In a decision that could have far-reaching impact if upheld on appeal, a federal district judge has ruled “prison gerrymandering” in Jefferson County, Florida, to be unconstitutional.
The practice of counting prison inmates (who cannot vote) as local residents when drawing district maps for elections dilutes the clout of voters in other districts without prisons. And, given the demographics of incarcerated populations are disproportionately heavy with people of color (especially blacks), these prison-gerrymandered districts appear on paper to have more minority voters than is actually the case. What that amounts to is a bleaching of the districts around the prison-gerrymandered ones, giving an edge to Republicans in those districts.
It’s not just Florida. In 2010, New York lawmakers ended prison gerrymandering in that state, although it wasn’t until 2012 that Republican opponents gave up their appeal designed to restore the old method. But in the majority of states, prisoners are still counted for districting purposes where they are incarcerated, not where they lived when they were convicted. This is no surprise because the Census Bureau also counts prisoners where they are incarcerated.
In the old days, this didn’t matter so much because prisons were generally built close to populations where inmates came from. But in the past quarter-century or so, new prisons have been built in rural areas even though they continue to incarcerate minorities from urban areas. The upshot: Black prisoners from urban areas boost the voting power of rural, white districts.
The effect is large. In the last Census, the black voting-age population of Florida’s Jefferson County came in at 47.6 percent. Remove black prisoners residing in the county’s state prison and the tally is just 32.7 percent.
In an 86-page decision, Judge Mark Walker, appointed to the bench by Barack Obama in 2012, said the county had violated the 14th Amendment’s “one person, one vote” clause.
Given the Census Bureau’s way of counting prisoners, Jefferson County’s decision to remap its districts by including the inmate population together with voting residents in its calculations might seem reasonable. But there’s chicanery these days in the prison gerrymandering scheme, as reported by Matt Dixon last September:
In a private gathering during last month’s Republican Party of Florida quarterly meeting, state Rep. Janet Adkins told a group of North Florida GOP activists that the key to defeating Corrine Brown, a black Jacksonville Democrat, is boosting the number of black prisoners in her district.
“You draw [Brown's seat] in such a fashion so perhaps, a majority, or maybe not a majority, but a number of them will live in the prisons, thereby not being able to vote,” said Adkins, a Nassau County Republican, referring to black resident.
The new district for Brown, which the Florida Supreme Court upheld in December, has 18 prisons in it. After the court ruled, Brown stated:
“I have said from the outset that the newly proposed boundaries of Congressional District 5 make it a non-performing district not only for an African-American, but for a member of the Democratic Party. Clearly, those who drew up the map knew that the new congressional district has 18 prisons in it. And they also know that in the state of Florida, felons cannot vote; so not only was the black voting age population (VAP) decreased from 50-45 percent, many of these people are not allowed to vote, so the VAP number is, in reality, vastly below 45 percent.

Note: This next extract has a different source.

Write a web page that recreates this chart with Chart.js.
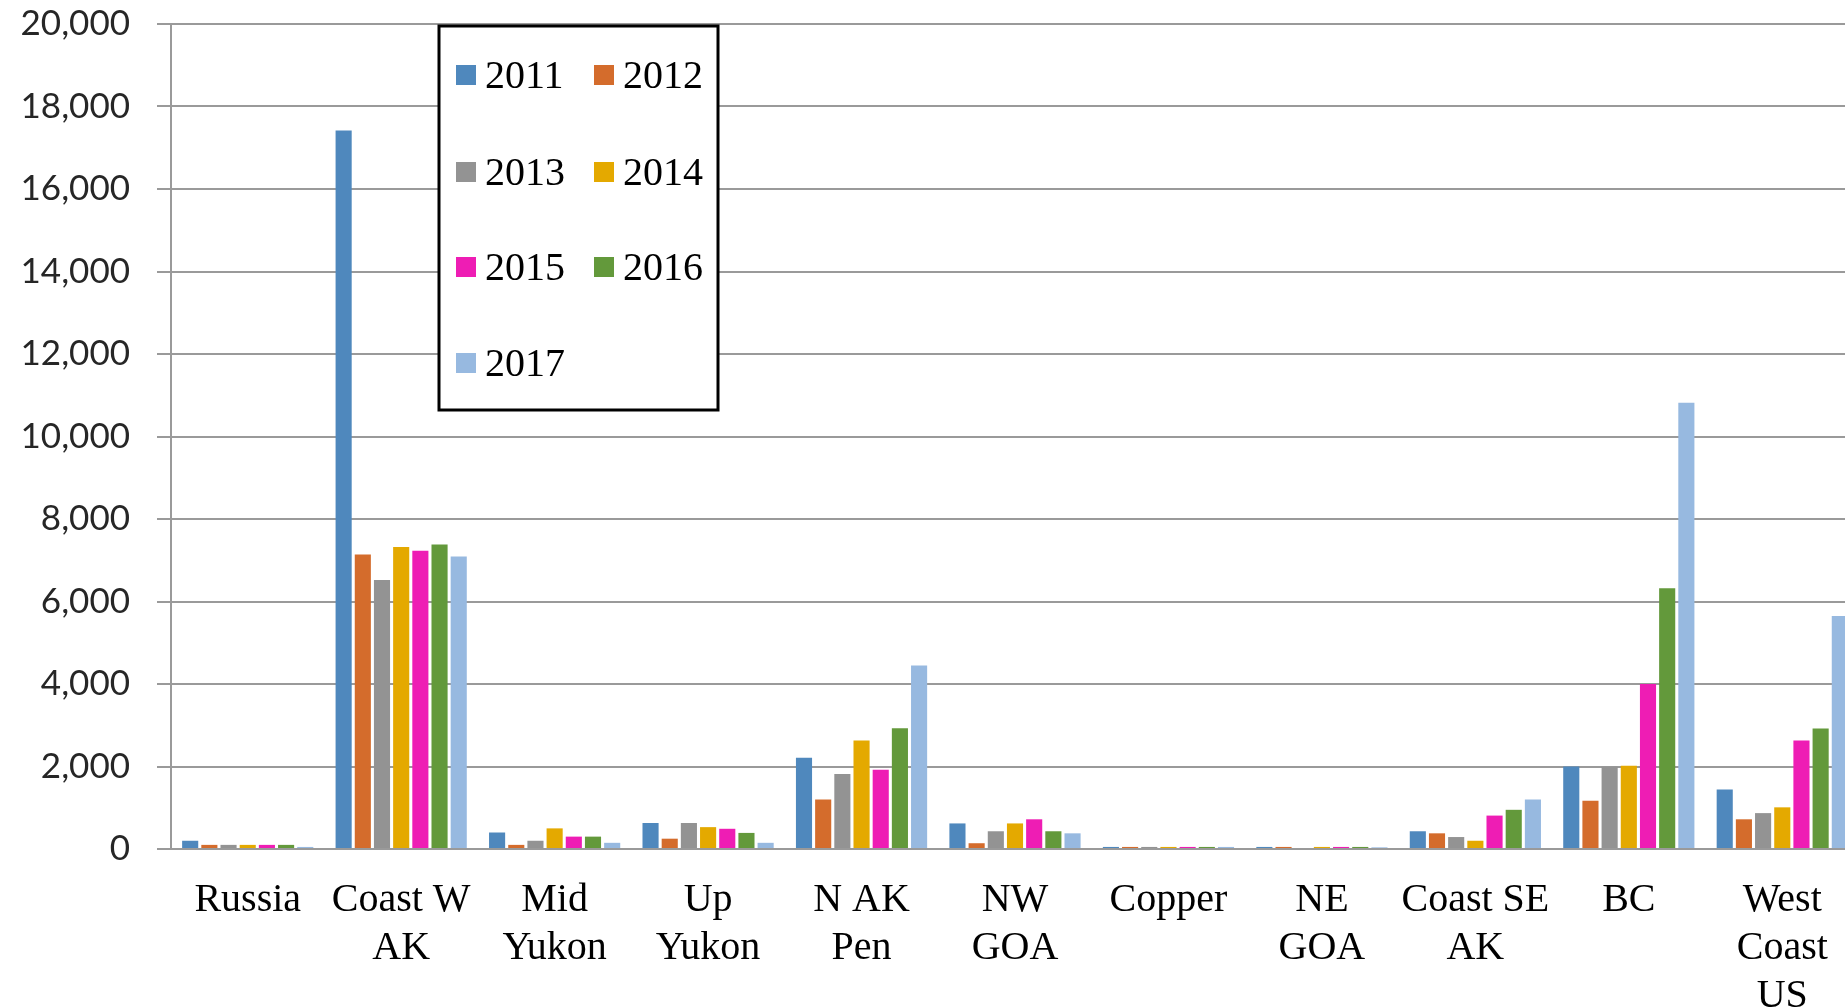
<!DOCTYPE html>
<html>
<head>
<meta charset="utf-8">
<script src="https://cdn.jsdelivr.net/npm/chart.js@4/dist/chart.umd.min.js"></script>
<style>
  html, body { margin: 0; padding: 0; background: #fff; overflow: hidden; }
  #wrap { position: relative; width: 1859px; height: 1008px; }
</style>
</head>
<body>
<div id="wrap"><canvas id="c"></canvas></div>
<script>
// ---- data ----
const categories = [
  'Russia', ['Coast W', 'AK'], ['Mid', 'Yukon'], ['Up', 'Yukon'], ['N AK', 'Pen'],
  ['NW', 'GOA'], 'Copper', ['NE', 'GOA'], ['Coast SE', 'AK'], 'BC', ['West', 'Coast', 'US']
];
const years = ['2011', '2012', '2013', '2014', '2015', '2016', '2017'];
const s2011 = [200, 17420, 400, 630, 2210, 620, 50, 50, 430, 2000, 1440];
const s2012 = [100, 7140, 100, 250, 1200, 140, 50, 50, 380, 1170, 720];
const s2013 = [100, 6520, 200, 630, 1820, 430, 50, 0, 290, 2000, 870];
const s2014 = [100, 7320, 500, 530, 2630, 620, 50, 50, 200, 2020, 1010];
const s2015 = [100, 7230, 300, 490, 1920, 720, 50, 50, 810, 4000, 2630];
const s2016 = [100, 7380, 300, 390, 2930, 430, 50, 50, 950, 6320, 2920];
const s2017 = [50, 7090, 150, 150, 4450, 380, 50, 40, 1200, 10820, 5650];
const yTickValues = [0, 2000, 4000, 6000, 8000, 10000, 12000, 14000, 16000, 18000, 20000];
const yTickLabels = ['0', '2,000', '4,000', '6,000', '8,000', '10,000', '12,000', '14,000', '16,000', '18,000', '20,000'];

const colors = ['#4f88bd', '#d46c2c', '#939393', '#e4a900', '#ee1db4', '#63993b', '#97b9e0'];
const seriesList = [s2011, s2012, s2013, s2014, s2015, s2016, s2017];

const datasets = years.map((y, i) => ({
  label: y,
  data: seriesList[i],
  backgroundColor: colors[i],
  borderWidth: 0,
  categoryPercentage: 0.875,
  barPercentage: 0.84
}));

// custom boxed legend, drawn from the chart's own datasets
const boxLegend = {
  id: 'boxLegend',
  afterDraw(chart) {
    const ctx = chart.ctx;
    ctx.save();
    const bx = 439, by = 26, bw = 279, bh = 384;
    ctx.fillStyle = '#fff';
    ctx.fillRect(bx, by, bw, bh);
    ctx.lineWidth = 3;
    ctx.strokeStyle = '#000';
    ctx.strokeRect(bx, by, bw, bh);
    const colX = [456, 594];
    const textX = [485, 623];
    const rowY = [75, 172, 267, 363];
    ctx.font = '40px "Liberation Serif", "Times New Roman", serif';
    ctx.textBaseline = 'middle';
    ctx.textAlign = 'left';
    chart.data.datasets.forEach((ds, i) => {
      const col = i % 2, row = Math.floor(i / 2);
      ctx.fillStyle = ds.backgroundColor;
      ctx.fillRect(colX[col], rowY[row] - 10, 20, 20);
      ctx.fillStyle = '#000';
      ctx.fillText(ds.label, textX[col], rowY[row] + 2);
    });
    ctx.restore();
  }
};

new Chart(document.getElementById('c'), {
  type: 'bar',
  data: { labels: categories, datasets },
  plugins: [boxLegend],
  options: {
    responsive: true,
    maintainAspectRatio: false,
    animation: false,
    layout: { padding: { top: 0, left: 0, right: 0, bottom: 0 } },
    plugins: {
      legend: { display: false },
      tooltip: { enabled: false }
    },
    scales: {
      x: {
        grid: { display: false },
        border: { display: true, color: '#9a9a9a', width: 2 },
        ticks: {
          color: '#000',
          font: { family: '"Liberation Serif", "Times New Roman", serif', size: 40, lineHeight: 1.19 },
          padding: 20,
          autoSkip: false,
          maxRotation: 0,
          minRotation: 0
        },
        afterFit(scale) { scale.height = 159; }
      },
      y: {
        min: 0,
        max: 20000,
        afterBuildTicks(scale) { scale.ticks = yTickValues.map(v => ({ value: v })); },
        grid: { color: '#9a9a9a', lineWidth: 2, drawTicks: true, tickLength: 14 },
        border: { display: true, color: '#9a9a9a', width: 2 },
        ticks: {
          color: '#262626',
          font: { family: 'Lato, "Liberation Sans", sans-serif', size: 35 },
          padding: 27,
          callback(value) {
            const idx = yTickValues.indexOf(value);
            return idx >= 0 ? yTickLabels[idx] : '';
          }
        },
        afterFit(scale) {
          scale.width = 171;
          scale.paddingTop = 24;
          scale.paddingBottom = 0;
        }
      }
    }
  }
});
</script>
</body>
</html>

“Indeed, the diminishment of the black voting age population in this newly drawn district, which consists of 18 prisons that holds 17,000 prisoners, would give the newly drawn Congressional District 5 one of the highest prison populations in the state.
In the Jefferson County case, the American Civil Liberties Union argued that the remapping “unlawfully inflates the political strength of actual residents in the district that houses the prison and dilutes the voting strength of those living in all of the other districts in the county."
ACLU lawyer Nancy Abudu told Alice Ollstein at ThinkProgress:
...that not only do the inmates in Jefferson County lack the right to vote, the vast majority are not residents of the county, but were arrested in other parts of the state and shipped hundreds of miles away to serve their sentence.
According to the ACLU, of the nearly 1,200 inmates in the correctional center, only nine were convicted in Jefferson County. Yet the inmates make up a whopping 43 percent of the voting age population in District 3. “It skews the numbers so dramatically in this instance” ...
One more example of how Republicans seem eternally intent on figuring out ways to weaken the political clout of people whose voter preferences they don’t like. In other words: Same old, same old.